As you may have guessed, I’ve written a Java library which implements the most recent draft specification for AES-GCM-SIV. It’s based on the AES and GHASH implementations in BouncyCastle, so it doesn’t leverage the performance and security benefits of AES-NI and PCLMULQDQ instructions, making it around twice as slow as AES-GCM. It’s still plenty fast (~40-50µs for a 1KiB message), however.

tl;dr

AEADs have been a critical development in making symmetric encryption safe to use, but most standard constructions were developed to be used in contexts with deterministic nonces, like TLS’s record identifiers.

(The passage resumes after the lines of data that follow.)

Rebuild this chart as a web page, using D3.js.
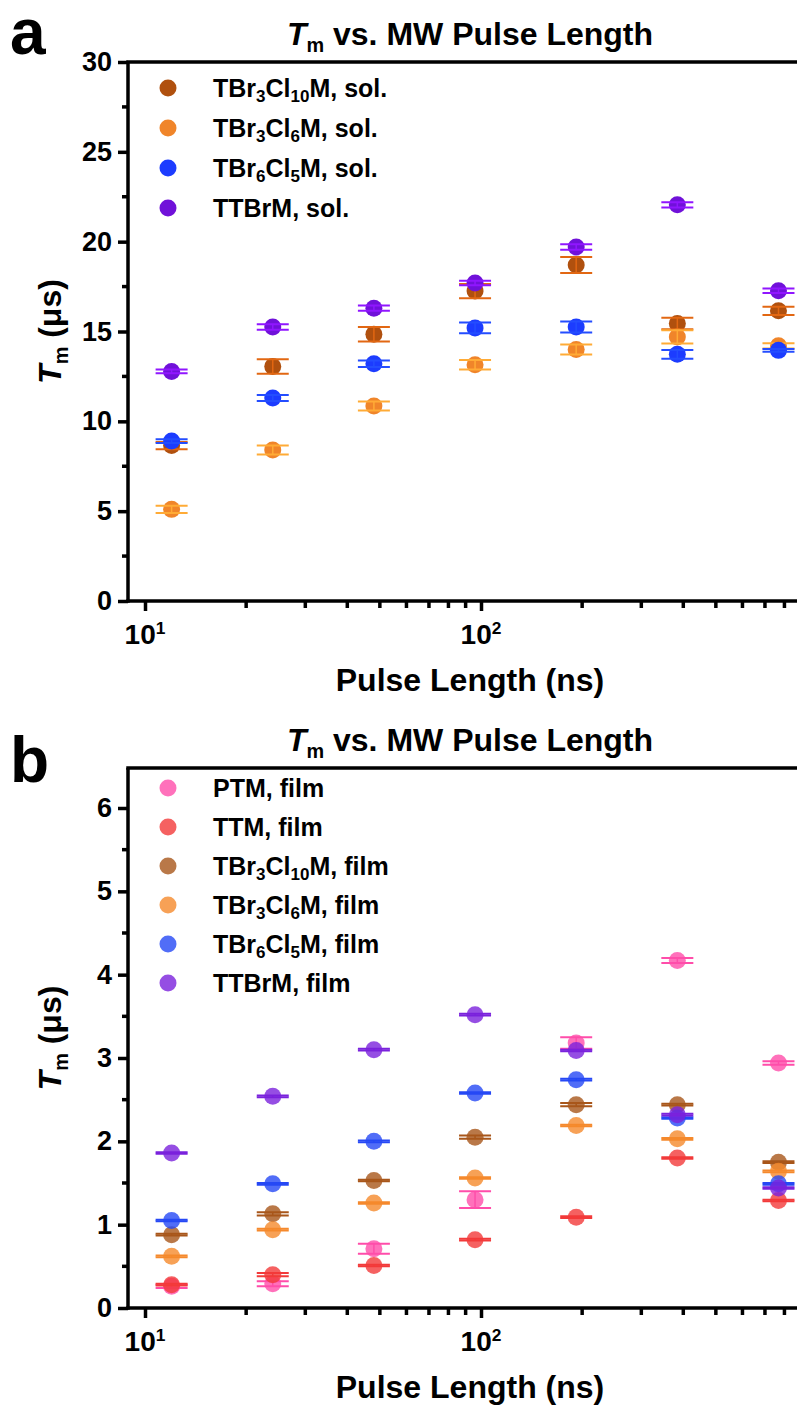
<!DOCTYPE html>
<html>
<head>
<meta charset="utf-8">
<script src="https://cdn.jsdelivr.net/npm/d3@7"></script>
<style>
  body { margin: 0; background: #fff; }
  svg { display: block; font-family: "Liberation Sans", Arial, sans-serif; font-weight: bold; }
</style>
</head>
<body>
<svg id="chart" width="797" height="1407"></svg>
<script>
// pulse lengths (ns), shared by both panels
var pulseLengths = [12, 24, 48, 96, 192, 384, 768];
var xTickValues = [10, 100];
var xTickLabels = ["10", "10"];
var xTickExps = ["1", "2"];

// panel a: solution
var solNames = ["TBr_3Cl_10M, sol.", "TBr_3Cl_6M, sol.", "TBr_6Cl_5M, sol.", "TTBrM, sol."];
var solColors = ["#b0500e", "#f0852a", "#1c3cff", "#7011d9"];
var solMeans = [
  [8.65, 13.05, 14.85, 17.25, 18.7, 15.45, 16.15],
  [5.1, 8.4, 10.85, 13.15, 14.0, 14.7, 14.2],
  [8.9, 11.3, 13.2, 15.2, 15.25, 13.73, 13.95],
  [12.78, 15.25, 16.3, 17.7, 19.7, 22.05, 17.27]
];
var solErrors = [
  [0.2, 0.4, 0.4, 0.4, 0.45, 0.32, 0.23],
  [0.2, 0.25, 0.25, 0.27, 0.28, 0.37, 0.15],
  [0.1, 0.17, 0.18, 0.3, 0.3, 0.24, 0.08],
  [0.1, 0.15, 0.15, 0.12, 0.15, 0.15, 0.13]
];
var solYTicks = [0, 5, 10, 15, 20, 25, 30];

// panel b: film
var filmNames = ["PTM, film", "TTM, film", "TBr_3Cl_10M, film", "TBr_3Cl_6M, film", "TBr_6Cl_5M, film", "TTBrM, film"];
var filmColors = ["#ff4daa", "#f23a3a", "#a8561a", "#f5892c", "#2648f5", "#7a22dc"];
var filmMeans = [
  [0.26, 0.29, 0.71, 1.30, 3.18, 4.17, 2.94],
  [0.28, 0.40, 0.51, 0.82, 1.09, 1.80, 1.29],
  [0.88, 1.13, 1.53, 2.05, 2.44, 2.44, 1.75],
  [0.62, 0.94, 1.26, 1.56, 2.19, 2.03, 1.64],
  [1.05, 1.49, 2.00, 2.58, 2.74, 2.28, 1.49],
  [1.86, 2.54, 3.10, 3.52, 3.09, 2.32, 1.44]
];
var filmErrors = [
  [0.02, 0.03, 0.06, 0.10, 0.07, 0.03, 0.02],
  [0.01, 0.02, 0.01, 0.01, 0.01, 0.01, 0.01],
  [0.01, 0.02, 0.01, 0.02, 0.02, 0.01, 0.01],
  [0.01, 0.01, 0.01, 0.01, 0.01, 0.01, 0.01],
  [0.01, 0.01, 0.01, 0.01, 0.01, 0.01, 0.01],
  [0.01, 0.01, 0.01, 0.01, 0.01, 0.01, 0.01]
];
var filmYTicks = [0, 1, 2, 3, 4, 5, 6];

var svg = d3.select("#chart");

// writes "TBr_3Cl_10M" style labels with subscripts
function richText(sel, str) {
  var parts = str.split(/_(\d+)/);
  var back = false;
  parts.forEach(function(p, i) {
    if (p === "") return;
    var t = sel.append("tspan").text(p);
    if (i % 2 === 1) {
      t.attr("font-size", "0.68em").attr("dy", "0.3em");
      back = true;
    } else if (back) {
      t.attr("dy", "-0.204em");
      back = false;
    }
  });
}

function tmLabel(sel, rest) {
  sel.append("tspan").attr("font-style", "italic").text("T");
  sel.append("tspan").attr("font-size", "0.62em").attr("dy", "0.35em").text("m");
  sel.append("tspan").attr("dy", "-0.217em").text(rest);
}

function drawPanel(cfg) {
  var x = d3.scaleLog().domain([8.9, 1000]).range([128, 817]);
  var y = d3.scaleLinear().domain(cfg.yDomain).range([cfg.bottom, cfg.top]);
  var g = svg.append("g");

  // panel letter
  g.append("text").attr("x", 10).attr("y", cfg.letterY)
    .attr("font-size", 64).text(cfg.letter);

  // title
  tmLabel(g.append("text").attr("x", 470).attr("y", cfg.top - 17)
    .attr("text-anchor", "middle").attr("font-size", 32), " vs. MW Pulse Length");

  // error bars and markers
  var clip = "clip" + cfg.letter;
  svg.append("clipPath").attr("id", clip).append("rect")
    .attr("x", 128).attr("y", cfg.top).attr("width", 700).attr("height", cfg.bottom - cfg.top);
  var plot = g.append("g").attr("clip-path", "url(#" + clip + ")");

  cfg.means.forEach(function(series, si) {
    var pts = series.map(function(v, i) {
      return { x: pulseLengths[i], v: v, e: cfg.errors[si][i] };
    });
    var col = cfg.colors[si];
    var sg = plot.append("g");
    var capCol = cfg.film ? col : d3.color(col).brighter(0.7).formatHex();

    function bars(layer) {
      layer.selectAll("line.stem").data(pts).enter().append("line")
        .attr("x1", function(d) { return x(d.x); }).attr("x2", function(d) { return x(d.x); })
        .attr("y1", function(d) { return y(d.v - d.e); }).attr("y2", function(d) { return y(d.v + d.e); })
        .attr("stroke", capCol).attr("stroke-width", 1.5);
      [-1, 1].forEach(function(s) {
        layer.selectAll("line.cap" + s).data(pts).enter().append("line")
          .attr("x1", function(d) { return x(d.x) - 16; }).attr("x2", function(d) { return x(d.x) + 16; })
          .attr("y1", function(d) { return y(d.v + s * d.e); }).attr("y2", function(d) { return y(d.v + s * d.e); })
          .attr("stroke", capCol).attr("stroke-width", 2);
      });
    }

    if (cfg.film) bars(sg);
    sg.selectAll("circle").data(pts).enter().append("circle")
      .attr("cx", function(d) { return x(d.x); })
      .attr("cy", function(d) { return y(d.v); })
      .attr("r", 8.5)
      .attr("fill", col)
      .attr("fill-opacity", cfg.film ? 0.8 : 1);
    if (!cfg.film) bars(sg);
  });

  // y axis
  var yMinor = d3.range(cfg.yDomain[0] + cfg.minorStep, cfg.yDomain[1], cfg.minorStep * 2);
  var yAx = g.append("g").attr("transform", "translate(128,0)");
  yAx.call(d3.axisLeft(y).tickValues(cfg.yTicks).tickSize(10).tickSizeOuter(0)
      .tickPadding(6).tickFormat(d3.format("d")))
    .attr("font-size", 27).attr("font-family", null);
  yAx.selectAll(".tick line").attr("stroke-width", 3.5);
  yAx.select(".domain").attr("stroke-width", 3.5)
    .attr("d", "M0," + (cfg.bottom + 1.75) + "V" + cfg.top);
  yAx.selectAll(".tick text").attr("fill", "#000");
  yAx.selectAll("line.minor").data(yMinor).enter().append("line")
    .attr("x1", -6).attr("x2", 0)
    .attr("y1", function(d) { return y(d); }).attr("y2", function(d) { return y(d); })
    .attr("stroke", "#000").attr("stroke-width", 3.5);

  // x axis
  var xMinor = [20, 30, 40, 50, 60, 70, 80, 90, 200, 300, 400, 500, 600, 700, 800, 900];
  var xAx = g.append("g").attr("transform", "translate(0," + cfg.bottom + ")");
  xAx.call(d3.axisBottom(x).tickValues(xTickValues).tickSize(10).tickSizeOuter(0).tickFormat(""))
    .attr("font-family", null);
  xAx.select(".domain").attr("stroke-width", 3.5).attr("d", "M126.25,0H800");
  xAx.selectAll(".tick line").attr("stroke-width", 3.5);
  xAx.selectAll("line.minor").data(xMinor).enter().append("line")
    .attr("x1", function(d) { return x(d); }).attr("x2", function(d) { return x(d); })
    .attr("y1", 0).attr("y2", 7)
    .attr("stroke", "#000").attr("stroke-width", 3.5);
  xAx.selectAll("text.xl").data(xTickValues).enter().append("text")
    .attr("class", "xl")
    .attr("x", function(d) { return x(d); })
    .attr("y", 43).attr("text-anchor", "middle").attr("font-size", 28)
    .attr("fill", "#000")
    .each(function(d, i) {
      var t = d3.select(this);
      t.append("tspan").text(xTickLabels[i]);
      t.append("tspan").attr("font-size", "0.62em").attr("dy", "-0.6em").text(xTickExps[i]);
    });

  // top frame line
  g.append("line").attr("x1", 126.25).attr("x2", 800)
    .attr("y1", cfg.top).attr("y2", cfg.top)
    .attr("stroke", "#000").attr("stroke-width", 3.5);

  // axis titles
  g.append("text").attr("x", 470).attr("y", cfg.bottom + 90)
    .attr("text-anchor", "middle").attr("font-size", 32).text("Pulse Length (ns)");
  tmLabel(g.append("text")
    .attr("transform", "translate(61," + ((cfg.top + cfg.bottom) / 2) + ") rotate(-90)")
    .attr("text-anchor", "middle").attr("font-size", 32), " (\u03bcs)");

  // legend
  var leg = g.append("g").selectAll("g").data(cfg.names).enter().append("g")
    .attr("transform", function(d, i) { return "translate(168," + (cfg.legendY + i * cfg.legendStep) + ")"; });
  leg.append("circle").attr("r", 8.5)
    .attr("fill", function(d, i) { return cfg.colors[i]; })
    .attr("fill-opacity", cfg.film ? 0.8 : 1);
  leg.append("text").attr("x", 45).attr("y", 9).attr("font-size", 25)
    .each(function(d) { richText(d3.select(this), d); });
}

drawPanel({
  letter: "a", letterY: 54, top: 62, bottom: 601, yDomain: [0, 30],
  yTicks: solYTicks, minorStep: 2.5,
  names: solNames, colors: solColors, means: solMeans, errors: solErrors,
  legendY: 88, legendStep: 40, film: false
});

drawPanel({
  letter: "b", letterY: 782, top: 768, bottom: 1308, yDomain: [0, 6.48],
  yTicks: filmYTicks, minorStep: 0.5,
  names: filmNames, colors: filmColors, means: filmMeans, errors: filmErrors,
  legendY: 788, legendStep: 39, film: true
});
</script>
</body>
</html>
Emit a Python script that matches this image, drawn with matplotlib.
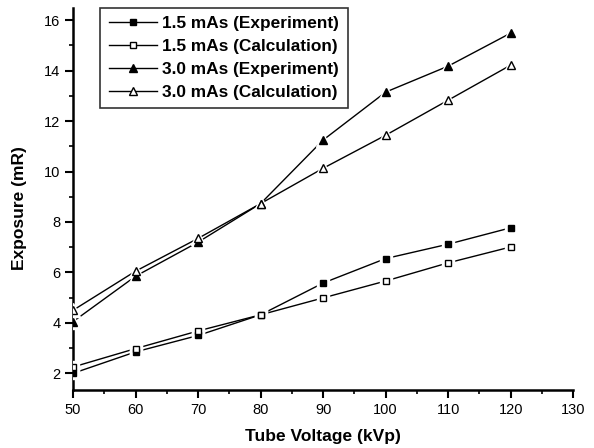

In contexts with long-lived keys and where nonces must be randomly generated, the Birthday Problem makes nonces much more likely to collide in systems performing many operations. Should a nonce be reused, the security guarantees of most standard AEADs are null and void–an attacker can recover plaintexts, forge messages, etc.

Cryptographers have been working on “nonce-misuse resistant” AEADs, which have security bounds which degrade more gracefully when nonces are re-used. Of these, AES-GCM-SIV is the most promising and, once standardized, will be a better choice than AES-GCM in contexts where nonces must be generated randomly.


Updated June 10, 2017


Thanks to Thomas Ptacek for reviewing this post. Any mistakes in this article are mine, not his.